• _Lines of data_
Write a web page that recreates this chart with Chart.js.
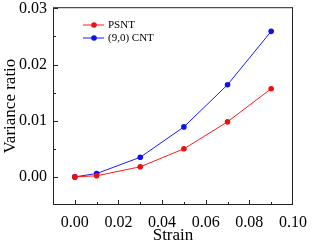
<!DOCTYPE html>
<html>
<head>
<meta charset="utf-8">
<script src="https://cdn.jsdelivr.net/npm/chart.js@4.4.0/dist/chart.umd.min.js"></script>
<style>
  html, body { margin: 0; padding: 0; background: #fff; }
  #wrap { width: 315px; height: 242px; position: relative; }
</style>
</head>
<body>
<div id="wrap"><canvas id="chart"></canvas></div>
<script>
const strain = [0.00, 0.01, 0.03, 0.05, 0.07, 0.09];
const psnt = [0.0000, 0.0002, 0.0018, 0.0050, 0.0098, 0.0157];
const cnt = [0.0000, 0.0006, 0.0035, 0.0089, 0.0164, 0.0259];
const seriesNames = ['PSNT', '(9,0) CNT'];
const xTicks = [0.00, 0.02, 0.04, 0.06, 0.08, 0.10];
const yTicks = [0.00, 0.01, 0.02, 0.03];

const FONT = 'Liberation Serif, Times New Roman, serif';

// frame, inside ticks and legend
const framePlugin = {
    id: 'frame',
    afterDraw(chart) {
        const { ctx, chartArea: a, scales } = chart;
        ctx.save();
        ctx.strokeStyle = '#222';
        ctx.lineWidth = 1;
        ctx.strokeRect(a.left + 0.5, a.top + 0.5, a.right - a.left - 1, a.bottom - a.top - 1);

        ctx.beginPath();
        for (let i = -1; i <= 10; i++) {
            const v = i / 100;
            const x = Math.round(scales.x.getPixelForValue(v)) + 0.5;
            if (x <= a.left + 1 || x >= a.right - 1) continue;
            const len = (i % 2 === 0) ? 5 : 3;
            ctx.moveTo(x, a.bottom);
            ctx.lineTo(x, a.bottom - len);
        }
        for (let i = 0; i <= 6; i++) {
            const v = i * 0.005;
            const y = Math.round(scales.y.getPixelForValue(v)) + 0.5;
            if (y <= a.top + 1 || y >= a.bottom - 1) continue;
            const len = (i % 2 === 0) ? 5 : 3;
            ctx.moveTo(a.left, y);
            ctx.lineTo(a.left + len, y);
        }
        ctx.stroke();

        // legend
        ctx.font = '11px ' + FONT;
        ctx.textBaseline = 'middle';
        chart.data.datasets.forEach((ds, i) => {
            const y = 25 + i * 13;
            ctx.strokeStyle = ds.borderColor;
            ctx.lineWidth = 1;
            ctx.beginPath();
            ctx.moveTo(83, y);
            ctx.lineTo(104, y);
            ctx.stroke();
            ctx.fillStyle = ds.backgroundColor;
            ctx.beginPath();
            ctx.arc(94, y, 2.8, 0, Math.PI * 2);
            ctx.fill();
            ctx.fillStyle = '#000';
            ctx.fillText(ds.label, 108, y + 0.5);
        });
        ctx.restore();
    }
};

new Chart(document.getElementById('chart'), {
    type: 'line',
    data: {
        datasets: [
            {
                label: seriesNames[0],
                data: strain.map((s, i) => ({ x: s, y: psnt[i] })),
                borderColor: '#ff1a1a',
                backgroundColor: '#ee1010',
                borderWidth: 1,
                pointRadius: 2.8,
                pointBorderWidth: 0
            },
            {
                label: seriesNames[1],
                data: strain.map((s, i) => ({ x: s, y: cnt[i] })),
                borderColor: '#1a1aff',
                backgroundColor: '#1010ee',
                borderWidth: 1,
                pointRadius: 2.8,
                pointBorderWidth: 0
            }
        ]
    },
    options: {
        responsive: true,
        maintainAspectRatio: false,
        animation: false,
        layout: { padding: { top: 0, right: 0, left: 0, bottom: 0 } },
        plugins: { legend: { display: false }, tooltip: { enabled: false } },
        scales: {
            x: {
                type: 'linear',
                min: -0.01,
                max: 0.10,
                afterBuildTicks: s => { s.ticks = xTicks.map(v => ({ value: v })); },
                afterFit: s => { s.height = 37; },
                grid: { display: false, drawTicks: false },
                border: { display: false },
                ticks: {
                    padding: 8,
                    color: '#000',
                    font: { family: FONT, size: 16 },
                    maxRotation: 0,
                    callback: v => v.toFixed(2)
                },
                title: {
                    display: true,
                    text: 'Strain',
                    color: '#000',
                    font: { family: FONT, size: 17 },
                    padding: { top: 0, bottom: -4 }
                }
            },
            y: {
                min: -0.005,
                max: 0.0302,
                afterBuildTicks: s => { s.ticks = yTicks.map(v => ({ value: v })); },
                afterFit: s => { s.width = 53; },
                grid: { display: false, drawTicks: false },
                border: { display: false },
                ticks: {
                    padding: 6,
                    color: '#000',
                    font: { family: FONT, size: 16, lineHeight: 0.15 },
                    callback: v => v.toFixed(2)
                },
                title: {
                    display: true,
                    text: 'Variance ratio',
                    color: '#000',
                    font: { family: FONT, size: 17 },
                    padding: { top: 0, bottom: 0 }
                }
            }
        }
    },
    plugins: [framePlugin]
});
</script>
</body>
</html>
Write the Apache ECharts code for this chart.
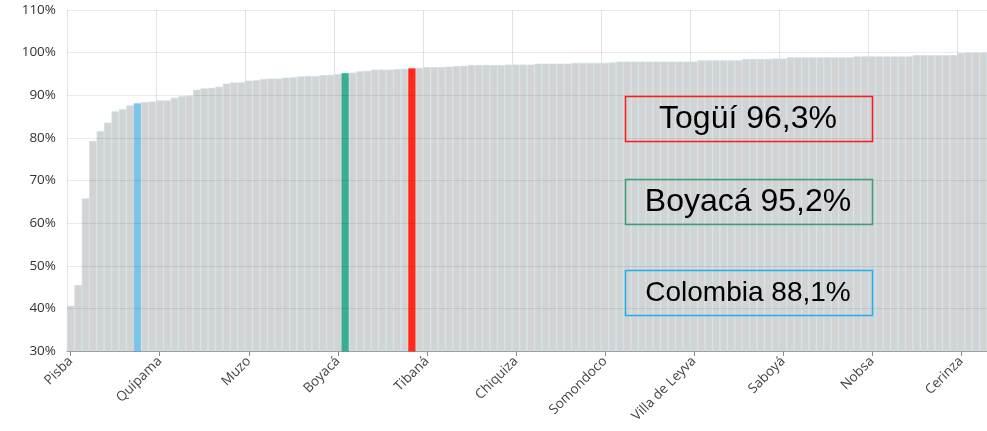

• _Required task_
Repeat each entry exactly as given; no pictures belong in the copy.

• _Output for this exercise_
Write a web page that recreates this chart with Chart.js.
<!DOCTYPE html>
<html>
<head>
<meta charset="utf-8">
<script src="https://cdn.jsdelivr.net/npm/chart.js@4.4.0/dist/chart.umd.min.js"></script>
<style>
  html, body { margin: 0; padding: 0; background: #fff; }
  #wrap { width: 315px; height: 242px; position: relative; }
</style>
</head>
<body>
<div id="wrap"><canvas id="chart"></canvas></div>
<script>
const strain = [0.00, 0.01, 0.03, 0.05, 0.07, 0.09];
const psnt = [0.0000, 0.0002, 0.0018, 0.0050, 0.0098, 0.0157];
const cnt = [0.0000, 0.0006, 0.0035, 0.0089, 0.0164, 0.0259];
const seriesNames = ['PSNT', '(9,0) CNT'];
const xTicks = [0.00, 0.02, 0.04, 0.06, 0.08, 0.10];
const yTicks = [0.00, 0.01, 0.02, 0.03];

const FONT = 'Liberation Serif, Times New Roman, serif';

// frame, inside ticks and legend
const framePlugin = {
    id: 'frame',
    afterDraw(chart) {
        const { ctx, chartArea: a, scales } = chart;
        ctx.save();
        ctx.strokeStyle = '#222';
        ctx.lineWidth = 1;
        ctx.strokeRect(a.left + 0.5, a.top + 0.5, a.right - a.left - 1, a.bottom - a.top - 1);

        ctx.beginPath();
        for (let i = -1; i <= 10; i++) {
            const v = i / 100;
            const x = Math.round(scales.x.getPixelForValue(v)) + 0.5;
            if (x <= a.left + 1 || x >= a.right - 1) continue;
            const len = (i % 2 === 0) ? 5 : 3;
            ctx.moveTo(x, a.bottom);
            ctx.lineTo(x, a.bottom - len);
        }
        for (let i = 0; i <= 6; i++) {
            const v = i * 0.005;
            const y = Math.round(scales.y.getPixelForValue(v)) + 0.5;
            if (y <= a.top + 1 || y >= a.bottom - 1) continue;
            const len = (i % 2 === 0) ? 5 : 3;
            ctx.moveTo(a.left, y);
            ctx.lineTo(a.left + len, y);
        }
        ctx.stroke();

        // legend
        ctx.font = '11px ' + FONT;
        ctx.textBaseline = 'middle';
        chart.data.datasets.forEach((ds, i) => {
            const y = 25 + i * 13;
            ctx.strokeStyle = ds.borderColor;
            ctx.lineWidth = 1;
            ctx.beginPath();
            ctx.moveTo(83, y);
            ctx.lineTo(104, y);
            ctx.stroke();
            ctx.fillStyle = ds.backgroundColor;
            ctx.beginPath();
            ctx.arc(94, y, 2.8, 0, Math.PI * 2);
            ctx.fill();
            ctx.fillStyle = '#000';
            ctx.fillText(ds.label, 108, y + 0.5);
        });
        ctx.restore();
    }
};

new Chart(document.getElementById('chart'), {
    type: 'line',
    data: {
        datasets: [
            {
                label: seriesNames[0],
                data: strain.map((s, i) => ({ x: s, y: psnt[i] })),
                borderColor: '#ff1a1a',
                backgroundColor: '#ee1010',
                borderWidth: 1,
                pointRadius: 2.8,
                pointBorderWidth: 0
            },
            {
                label: seriesNames[1],
                data: strain.map((s, i) => ({ x: s, y: cnt[i] })),
                borderColor: '#1a1aff',
                backgroundColor: '#1010ee',
                borderWidth: 1,
                pointRadius: 2.8,
                pointBorderWidth: 0
            }
        ]
    },
    options: {
        responsive: true,
        maintainAspectRatio: false,
        animation: false,
        layout: { padding: { top: 0, right: 0, left: 0, bottom: 0 } },
        plugins: { legend: { display: false }, tooltip: { enabled: false } },
        scales: {
            x: {
                type: 'linear',
                min: -0.01,
                max: 0.10,
                afterBuildTicks: s => { s.ticks = xTicks.map(v => ({ value: v })); },
                afterFit: s => { s.height = 37; },
                grid: { display: false, drawTicks: false },
                border: { display: false },
                ticks: {
                    padding: 8,
                    color: '#000',
                    font: { family: FONT, size: 16 },
                    maxRotation: 0,
                    callback: v => v.toFixed(2)
                },
                title: {
                    display: true,
                    text: 'Strain',
                    color: '#000',
                    font: { family: FONT, size: 17 },
                    padding: { top: 0, bottom: -4 }
                }
            },
            y: {
                min: -0.005,
                max: 0.0302,
                afterBuildTicks: s => { s.ticks = yTicks.map(v => ({ value: v })); },
                afterFit: s => { s.width = 53; },
                grid: { display: false, drawTicks: false },
                border: { display: false },
                ticks: {
                    padding: 6,
                    color: '#000',
                    font: { family: FONT, size: 16, lineHeight: 0.15 },
                    callback: v => v.toFixed(2)
                },
                title: {
                    display: true,
                    text: 'Variance ratio',
                    color: '#000',
                    font: { family: FONT, size: 17 },
                    padding: { top: 0, bottom: 0 }
                }
            }
        }
    },
    plugins: [framePlugin]
});
</script>
</body>
</html>
Write the Apache ECharts code for this chart.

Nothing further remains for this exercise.